Elsa-ish Princess Aurora

Moving on to frontal portraits, this also is a product of excessive referencing and erasing/re-sketching. I have destroyed her lips before realizing she does not look like Elsa at all, but reminded me of Princess Aurora (Sleeping Beauty)! Maybe due to her longer face and narrower eye sockets where Elsa's face is shorter and she has wider cheeks. But one thing I am satisfied of  is how I finish her hair, where this time I just took a glance at the original sketch and finish everything from memory. It looked much more fluid now and "livelier". One of the good reasons why you should let your judgement decide rather than making an exact copy of a sketch.

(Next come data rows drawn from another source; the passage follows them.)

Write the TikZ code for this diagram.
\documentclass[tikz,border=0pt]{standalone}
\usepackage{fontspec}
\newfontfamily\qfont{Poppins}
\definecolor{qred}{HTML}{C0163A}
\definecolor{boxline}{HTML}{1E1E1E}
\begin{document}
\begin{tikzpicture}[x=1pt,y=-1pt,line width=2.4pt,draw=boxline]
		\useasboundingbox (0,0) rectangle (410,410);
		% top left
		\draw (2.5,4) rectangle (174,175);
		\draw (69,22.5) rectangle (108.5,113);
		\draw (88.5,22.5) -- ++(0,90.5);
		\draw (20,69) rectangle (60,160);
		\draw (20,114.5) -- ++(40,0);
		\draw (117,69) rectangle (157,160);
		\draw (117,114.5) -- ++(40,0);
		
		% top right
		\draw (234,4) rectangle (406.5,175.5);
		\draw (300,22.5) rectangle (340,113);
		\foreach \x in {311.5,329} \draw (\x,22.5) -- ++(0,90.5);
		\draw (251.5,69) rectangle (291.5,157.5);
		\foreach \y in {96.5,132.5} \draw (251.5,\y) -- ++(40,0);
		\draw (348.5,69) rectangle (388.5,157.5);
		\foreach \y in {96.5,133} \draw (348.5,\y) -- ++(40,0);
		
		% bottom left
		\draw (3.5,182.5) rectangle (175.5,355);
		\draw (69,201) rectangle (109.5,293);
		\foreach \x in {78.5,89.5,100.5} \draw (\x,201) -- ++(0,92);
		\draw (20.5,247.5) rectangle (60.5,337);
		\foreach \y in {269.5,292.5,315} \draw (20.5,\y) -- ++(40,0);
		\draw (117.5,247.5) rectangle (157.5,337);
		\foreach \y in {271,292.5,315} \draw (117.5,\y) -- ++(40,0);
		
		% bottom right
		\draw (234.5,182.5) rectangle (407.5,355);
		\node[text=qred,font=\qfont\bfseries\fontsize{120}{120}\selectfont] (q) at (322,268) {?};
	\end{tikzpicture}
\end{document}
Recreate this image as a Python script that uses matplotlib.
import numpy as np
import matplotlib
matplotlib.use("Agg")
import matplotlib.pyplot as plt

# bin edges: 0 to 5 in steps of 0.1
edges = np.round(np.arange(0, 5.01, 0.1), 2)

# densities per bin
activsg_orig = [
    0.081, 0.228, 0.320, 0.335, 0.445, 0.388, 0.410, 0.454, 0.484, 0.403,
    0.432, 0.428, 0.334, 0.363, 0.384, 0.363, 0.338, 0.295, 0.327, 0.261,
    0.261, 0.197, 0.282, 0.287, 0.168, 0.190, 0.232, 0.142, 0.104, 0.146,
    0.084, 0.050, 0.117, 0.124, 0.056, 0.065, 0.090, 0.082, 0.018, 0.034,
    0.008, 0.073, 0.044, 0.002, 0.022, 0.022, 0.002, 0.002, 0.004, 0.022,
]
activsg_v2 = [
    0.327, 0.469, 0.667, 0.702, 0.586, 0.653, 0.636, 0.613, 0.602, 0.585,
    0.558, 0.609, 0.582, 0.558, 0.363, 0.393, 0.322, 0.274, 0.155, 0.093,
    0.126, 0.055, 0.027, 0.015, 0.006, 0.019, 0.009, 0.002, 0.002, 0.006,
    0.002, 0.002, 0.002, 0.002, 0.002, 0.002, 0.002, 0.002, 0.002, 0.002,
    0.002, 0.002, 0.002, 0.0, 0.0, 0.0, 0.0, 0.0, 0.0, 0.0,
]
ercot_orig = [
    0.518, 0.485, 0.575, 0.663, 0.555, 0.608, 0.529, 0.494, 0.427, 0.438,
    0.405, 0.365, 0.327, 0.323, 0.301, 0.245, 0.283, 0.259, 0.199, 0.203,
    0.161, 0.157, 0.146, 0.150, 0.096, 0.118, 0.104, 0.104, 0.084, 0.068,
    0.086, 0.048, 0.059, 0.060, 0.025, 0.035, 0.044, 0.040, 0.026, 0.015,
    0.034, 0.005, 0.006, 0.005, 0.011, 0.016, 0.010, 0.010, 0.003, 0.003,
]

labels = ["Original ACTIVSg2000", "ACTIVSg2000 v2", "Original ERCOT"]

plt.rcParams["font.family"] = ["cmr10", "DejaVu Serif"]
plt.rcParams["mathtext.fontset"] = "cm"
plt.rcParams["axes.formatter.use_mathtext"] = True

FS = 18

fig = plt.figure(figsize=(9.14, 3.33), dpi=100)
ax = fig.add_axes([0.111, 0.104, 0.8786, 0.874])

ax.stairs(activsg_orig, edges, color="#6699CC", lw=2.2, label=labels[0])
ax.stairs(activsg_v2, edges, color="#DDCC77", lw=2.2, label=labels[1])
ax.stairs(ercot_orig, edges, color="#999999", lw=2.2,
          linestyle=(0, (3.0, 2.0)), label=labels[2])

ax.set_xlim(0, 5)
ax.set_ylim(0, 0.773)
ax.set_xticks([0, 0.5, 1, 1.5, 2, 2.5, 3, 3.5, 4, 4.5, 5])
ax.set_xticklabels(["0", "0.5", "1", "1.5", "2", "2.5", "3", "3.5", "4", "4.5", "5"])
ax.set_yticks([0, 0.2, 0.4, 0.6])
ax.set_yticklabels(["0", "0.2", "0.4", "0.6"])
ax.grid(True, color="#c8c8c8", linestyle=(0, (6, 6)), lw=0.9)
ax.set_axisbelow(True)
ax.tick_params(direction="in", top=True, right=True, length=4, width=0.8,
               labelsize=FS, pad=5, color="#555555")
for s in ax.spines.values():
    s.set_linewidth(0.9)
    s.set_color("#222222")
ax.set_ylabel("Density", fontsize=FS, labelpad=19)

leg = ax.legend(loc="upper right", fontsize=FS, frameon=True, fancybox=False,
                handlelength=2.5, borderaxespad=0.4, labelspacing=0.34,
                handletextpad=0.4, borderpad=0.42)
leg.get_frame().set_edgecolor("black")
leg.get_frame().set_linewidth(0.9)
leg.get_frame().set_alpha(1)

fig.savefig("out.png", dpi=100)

Princess Anna of Arendelle!

This is the only sketch that made me "hey! this is Princess Anna!". Although this is still a replication of the original sketch, it is way much easier to sketch without looking too much at the subject as I have a rough idea now. Drawing braids and lips are still a challenge though. Also notice how the slight line on her nose bridge follows her direction of her smilling lips (similar as Elsa's).

And so... what now?

I am still going to keep copying these sketches as they are just so fun to do, as you can learn a lot from them just by replicating. We shall continue digging further on what gives life to Disney's characters. 

Until then, keep safe and have a great February ahead!